Levar a história do filme para as novas gerações também se tornou uma motivação para produzir o documentário. Bouzereau queria motivar os jovens a não desistirem dos seus próprios sonhos devido às dificuldades — assim como Steven Spielberg não desistiu.
“Eu realmente queria contar uma história para os jovens que talvez estejam enfrentando dificuldades agora ou tentando realizar seus sonhos. E mostrar como, às vezes, os maiores obstáculos e desafios podem ser transformados em um enorme sucesso e em um caminho para uma carreira incrível”, revela.
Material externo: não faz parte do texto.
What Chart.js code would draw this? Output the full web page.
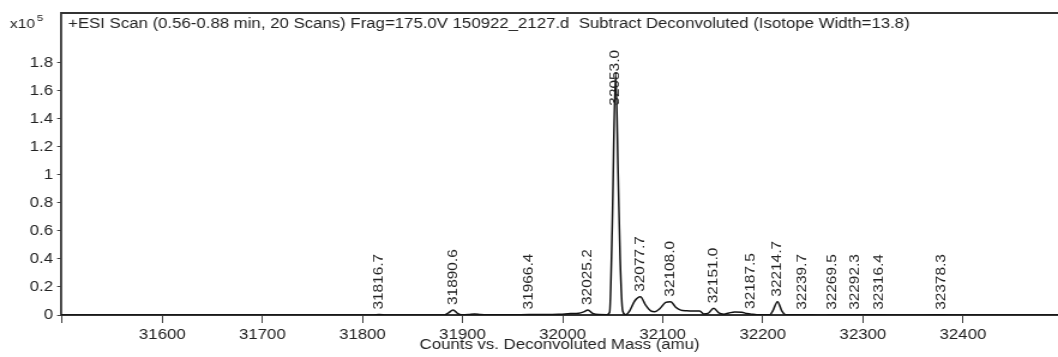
<!DOCTYPE html>
<html>
<head>
<meta charset="utf-8">
<script src="https://cdn.jsdelivr.net/npm/chart.js@4.4.0/dist/chart.umd.min.js"></script>
<style>
  html, body { margin: 0; padding: 0; background: #fff; overflow: hidden; }
  /* the plot is laid out at 882px and widened to 1058px, like the instrument export */
  #wrap { width: 882px; height: 357px; transform: scaleX(1.19955); transform-origin: 0 0; }
</style>
</head>
<body>
<div id="wrap"><canvas id="spectrum" width="882" height="357"></canvas></div>
<script>
const scanTitle = "+ESI Scan (0.56-0.88 min, 20 Scans) Frag=175.0V 150922_2127.d  Subtract Deconvoluted (Isotope Width=13.8)";
const massAxisTitle = "Counts vs. Deconvoluted Mass (amu)";

// deconvoluted profile, counts in units of 10^5
const masses = [31499, 31810, 31816.7, 31824, 31882, 31886, 31890.6, 31895, 31899, 31906,
  31912, 31918, 31925, 31950, 31966.4, 31985, 31998, 32008, 32016, 32021,
  32025.2, 32030, 32036, 32044, 32047, 32049.5, 32053.0, 32055.5, 32057.5, 32060,
  32063, 32067, 32072, 32077.7, 32083, 32088, 32092, 32097, 32103, 32108.0,
  32113, 32118, 32124, 32130, 32137, 32141, 32145, 32151.0, 32156, 32161,
  32166, 32172, 32179, 32184, 32187.5, 32194, 32207, 32210, 32214.7, 32219,
  32223, 32239.7, 32255, 32269.5, 32292.3, 32316.4, 32340, 32378.3, 32400, 32495];
const counts = [0, 0, 0.003, 0, 0, 0.015, 0.036, 0.012, 0.002, 0.004,
  0.008, 0.003, 0.001, 0.001, 0.004, 0.003, 0.006, 0.01, 0.012, 0.022,
  0.036, 0.012, 0.003, 0.002, 0.02, 0.6, 1.73, 1.0, 0.4, 0.03,
  0.002, 0.03, 0.1, 0.13, 0.07, 0.03, 0.024, 0.045, 0.09, 0.095,
  0.055, 0.035, 0.03, 0.028, 0.028, 0.008, 0.01, 0.048, 0.015, 0.006,
  0.014, 0.022, 0.02, 0.01, 0.008, 0.002, 0.002, 0.03, 0.095, 0.03,
  0.002, 0.002, 0, 0.001, 0.001, 0.001, 0, 0.001, 0, 0];

// labelled peak centroids
const peakMasses = [31816.7, 31890.6, 31966.4, 32025.2, 32053.0, 32077.7, 32108.0, 32151.0,
  32187.5, 32214.7, 32239.7, 32269.5, 32292.3, 32316.4, 32378.3];

const xTickValues = [31500, 31600, 31700, 31800, 31900, 32000, 32100, 32200, 32300, 32400];
const yTickValues = [0, 0.2, 0.4, 0.6, 0.8, 1, 1.2, 1.4, 1.6, 1.8];

const FONT = 'Arial, "Liberation Sans", sans-serif';

// frame top, scan header, exponent and rotated peak labels
const decorations = {
  id: 'decorations',
  afterDraw(chart) {
    const { ctx, chartArea: a, scales: { x, y } } = chart;
    ctx.save();
    ctx.strokeStyle = '#333';
    ctx.lineWidth = 2;
    ctx.beginPath();
    ctx.moveTo(a.left - 1, a.top);
    ctx.lineTo(a.right, a.top);
    ctx.stroke();

    ctx.fillStyle = '#222';
    ctx.textBaseline = 'alphabetic';
    ctx.font = '14px ' + FONT;
    ctx.textAlign = 'left';
    ctx.fillText(scanTitle, a.left + 5.7, 28);

    ctx.font = '13px ' + FONT;
    ctx.textAlign = 'right';
    ctx.fillText('x10', 29.2, 28);
    ctx.font = '9.5px ' + FONT;
    ctx.textAlign = 'left';
    ctx.fillText('5', 30.8, 20.5);

    ctx.font = '14px ' + FONT;
    ctx.textBaseline = 'middle';
    peakMasses.forEach(m => {
      const i = masses.indexOf(m);
      const px = x.getPixelForValue(m);
      const text = m.toFixed(1);
      const len = ctx.measureText(text).width * 1.1;
      let bottom = y.getPixelForValue(counts[i]) - 5;
      if (bottom - len < 50) bottom = 50 + len;
      ctx.save();
      ctx.translate(px, bottom);
      ctx.rotate(-Math.PI / 2);
      ctx.scale(1.1, 0.83);
      ctx.fillText(text, 0, 0);
      ctx.restore();
    });
    ctx.restore();
  }
};

new Chart(document.getElementById('spectrum'), {
  type: 'line',
  data: {
    datasets: [{
      data: masses.map((m, i) => ({ x: m, y: counts[i] })),
      borderColor: '#111',
      borderWidth: 1.5,
      pointRadius: 0,
      cubicInterpolationMode: 'monotone',
      fill: false
    }]
  },
  options: {
    responsive: false,
    animation: false,
    layout: { padding: { top: 13, left: 0, right: 0, bottom: 0 } },
    plugins: { legend: { display: false }, tooltip: { enabled: false } },
    scales: {
      x: {
        type: 'linear',
        min: 31499,
        max: 32495,
        afterFit: s => { s.height = 42; },
        afterBuildTicks: s => { s.ticks = xTickValues.map(v => ({ value: v })); },
        border: { color: '#333', width: 2 },
        grid: { drawOnChartArea: false, drawTicks: true, tickLength: 8, color: '#444' },
        ticks: {
          autoSkip: false,
          maxRotation: 0,
          padding: 4,
          color: '#222',
          font: { family: FONT, size: 14 },
          callback: v => (v === 31500 ? '' : String(v))
        },
        title: {
          display: true,
          text: massAxisTitle,
          color: '#222',
          font: { family: FONT, size: 14 },
          padding: { top: 0, bottom: 3 }
        }
      },
      y: {
        min: 0,
        max: 2.155,
        afterFit: s => { s.width = 51; },
        afterBuildTicks: s => { s.ticks = yTickValues.map(v => ({ value: v })); },
        border: { color: '#333', width: 1.8 },
        grid: { drawOnChartArea: false, drawTicks: true, tickLength: 3.4, color: '#444' },
        ticks: {
          padding: 3.3,
          color: '#222',
          font: { family: FONT, size: 14 },
          callback: v => String(v)
        }
      }
    }
  },
  plugins: [decorations]
});
</script>
</body>
</html>
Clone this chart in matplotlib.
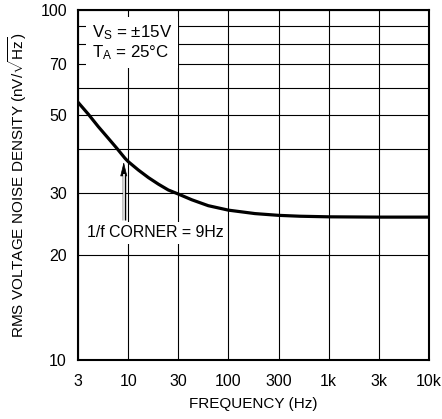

“Então, é uma história de persistência e também uma história de valorização de uma obra de arte, que é Tubarão — o filme em si. E eu espero que os jovens que assistirem consigam se identificar imediatamente com esse tipo de história pessoal, sobre alguém com um sonho tentando fazer um filme, tentando fazer qualquer coisa, sabe?”
Para o documentarista, o legado do clássico Tubarão garante que o seu novo documentário não será a última produção em homenagem à obra. “Daqui a 50 anos, quando eu já tiver partido, haverá alguém neste lugar fazendo um filme sobre os 100 anos de Tubarão, tendo esse mesmo tipo de conversa”, afirma Bouzereau.
“As pessoas vinham até mim para agradecer por eu ter feito isso, por ter capturado o espírito da experiência. Fico muito orgulhoso disso, mesmo que, no fim das contas, elas estejam realmente agradecendo ao Steven, porque ele é o criador da obra-prima. Eu só estou ali para ajudar a preservar o legado”, finaliza.